On Sunday, Rep. Dan Goldman (D-NY) walked into a Poetica Coffee location in New York City with his seven-year-old daughter. The barista let the little girl use the bathroom. They left. Then the coffee chain — which operates seven locations across NYC — posted this on Facebook: "Hey, Congressman Dan Goldman, we see that you stopped by our shop today for a coffee. Do you see how it doesn't taste like genocide juice?"
By Monday, the DOJ Civil Rights Division had opened a probe.
The full Facebook post from Poetica Coffee reads like something a college sophomore would draft after three Red Bulls and a bad breakup with civility: "See, here at Poetica, we don't serve racists, fascists, homophobes, genocide enablers, or anyone in between." They closed with a direct message to a sitting member of Congress: "Too bad we didn't recognize you right away, or we would have turned you away... Don't ever come to Poetica."
Goldman, a Democrat representing New York's 10th Congressional District, responded with more restraint than the shop probably deserved: "I am sorry to see this post. The barista could not have been nicer to my 7-year-old daughter and me — allowing her to use the bathroom even though we had not purchased anything." The irony of the staff being perfectly pleasant in person before their employer launched a public tirade is the kind of detail that writes itself.

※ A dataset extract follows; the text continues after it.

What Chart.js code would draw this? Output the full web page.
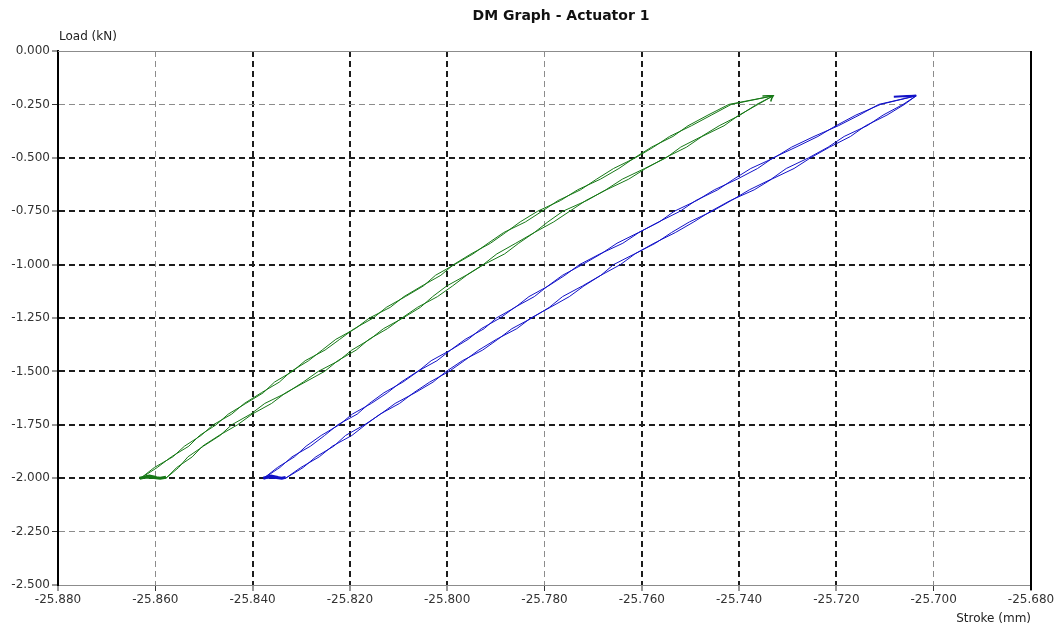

Assistant Attorney General Harmeet Dhillon, who heads the DOJ Civil Rights Division, didn't waste time. "Federal law prohibits public accommodations such as coffee shops from discriminating against patrons based on their race, religion, or national origin," Dhillon said. "These actions are not only reprehensible, they're potentially illegal."
Now, pause on the specifics here. Goldman is Jewish. The post accused him of enabling "genocide" — language that has become a thinly veiled reference to the Israel-Palestine conflict and is routinely deployed against Jewish politicians and public figures. When a business publicly refuses service to a Jewish congressman while invoking "genocide," federal civil rights law has something to say about that.
The timing matters too. Goldman is locked in a primary fight against Brad Lander, the former NYC Comptroller, with the election scheduled for Tuesday, June 23. Lander has been endorsed by Mayor Zohran Mamdani. So a coffee chain publicly blacklisting one candidate for his support of Israel the day before a primary isn't just obnoxious — it's a political act wrapped in the language of moral superiority.
There's a thought exercise worth running. Imagine a conservative-owned restaurant in, say, Dallas posting on social media that Alexandria Ocasio-Cortez had walked in and they wished they'd refused her service. Imagine them calling her a "socialist enabler" and telling her never to come back. The story would be the lead segment on every cable news network for a week. The owner would be doxxed by Tuesday. Yelp would suspend their page by Wednesday.
Poetica Coffee did exactly that to a Democratic congressman — and the only reason it's getting attention is that the DOJ decided businesses don't get to sort customers by political purity test.
Goldman isn't a conservative. He's not even a moderate. He's a Manhattan Democrat who served as lead counsel during Trump's first impeachment. And a coffee shop still decided he wasn't progressive enough to buy a latte.
When your purity standards are too extreme for a Trump-impeachment lawyer, the problem isn't the congressman standing at your counter.